UNA GRAN RESPONSABILIDAD
No todo el mundo es capaz de sentarse en el sofá por
la noche y relajarse sabiendo que la pared de su casa está hablándole
veinticuatro horas a toda una ciudad
Señal de la calle Chicarreros, en Sevilla. /
Siempre me ha parecido una
responsabilidad silenciada que sobre la fachada de una vivienda descanse el
azulejo, letrero o cartel que da nombre a una calle. No es un simple nombre,
como argumentarán algunos con mirada miope, ya que ese nombre ordena la ciudad,
ubica paseantes y sirve como punto de encuentro. Por no hablar de la función de
representación que ejerce sobre las decenas, cientos o miles de personas unidas
por la dirección postal que indica ese “simple” nombre que cuelga de la ventana
de tu casa.
Como ser presidente de mesa en unas elecciones o jurado en un tribunal, ser anfitrión y responsable de una señalización de tal importancia no es algo que uno elija. Una vez me tocó. El casero me enseñó el baño e incidió en que la placa de ducha era tan nueva que aún podía olerse la colonia del operario que había ido a instalarla. Se explayó en la funcionalidad de la cocina, habló maravillas de la luz que entraba por las dos habitaciones y presumió de la versatilidad de un salón en el que podías permitirte pegar la tele a la pared que quisieras sin que aquello desentonase. Pero ni pío de lo que había pegado al otro lado de la pared. No habló del azulejo que uno podía tocar con sus manos al salir al balcón a fumar. No lo culpo.
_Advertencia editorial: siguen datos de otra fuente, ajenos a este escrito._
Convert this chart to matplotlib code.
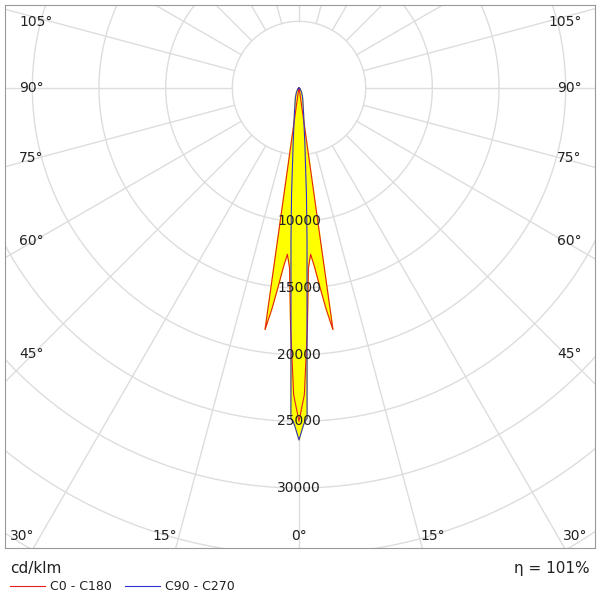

Cuando uno quiere alquilar su piso es lógico que destaque las características que al cien por cien de la población le gustarán y silencie las que pueden generar controversia en buena parte de ella. No todo el mundo es capaz de sentarse en su sofá por la noche y conseguir relajarse sabiendo que la pared de tu casa está hablándole veinticuatro horas a toda una ciudad.
¿Se verá bien? ¿No lo habré oscurecido
de tanto fumarle al lado? Nadie quiere cargar con la culpa de que un cartero se
despiste o una primera cita acabe en lágrimas porque el polvo acumulado, la
nicotina de tus cigarros o las partículas de contaminación sin limpiar acabaron
por hacer ilegible la señalización bajo tu custodia. No hay un teléfono
habilitado por las administraciones públicas para los ciudadanos a los que les
ha tocado esta tarea cuando una lluvia de barro se abre paso en el cielo. No
hay protocolos que digan cómo se limpia –si es que hay que limpiarlo– o qué
tipo de plantas puedes poner en el balcón teniendo en cuenta que, si crecen
demasiado, podrían tapar la señalización poniendo la ciudad patas arriba.
Por no haber, no hay ni cultura de
reconocer la existencia de este asunto. Los notarios no escriben que, junto a
la vivienda de la que usted va a ser titular, además de trastero anexo en
azotea, le toca usufructo de ese azulejo que todos disfrutan y usted debe
salvaguardar. No se habla, pero hay leyes no escritas al respecto. Quien, al
entrar a vivir a un piso, se encuentra con esta problemática, asume de manera
natural, casi innata, que le ha tocado ejercer el cargo de monarca en una
democracia parlamentaria. Puede y debe ejercer representación, pero no puede ni
debe tomar decisiones por su cuenta. Si, harto de salir al balcón y leer Calle
de las Angustias, usted, persona vitalista y animada, decidiese cambiar la
Angustia por la Alegría, estaría cometiendo alta traición contra el callejero.
Debe esperar pacientemente a que la historia pase por la pared de su casa. A
que, en uno de esos eventos que suceden cada 80 años, un pacto municipal lleve
a una ordenanza que a su vez lleve a un operario a llamar a su timbre. Cincel
en mano preguntará por dónde se accede al balcón.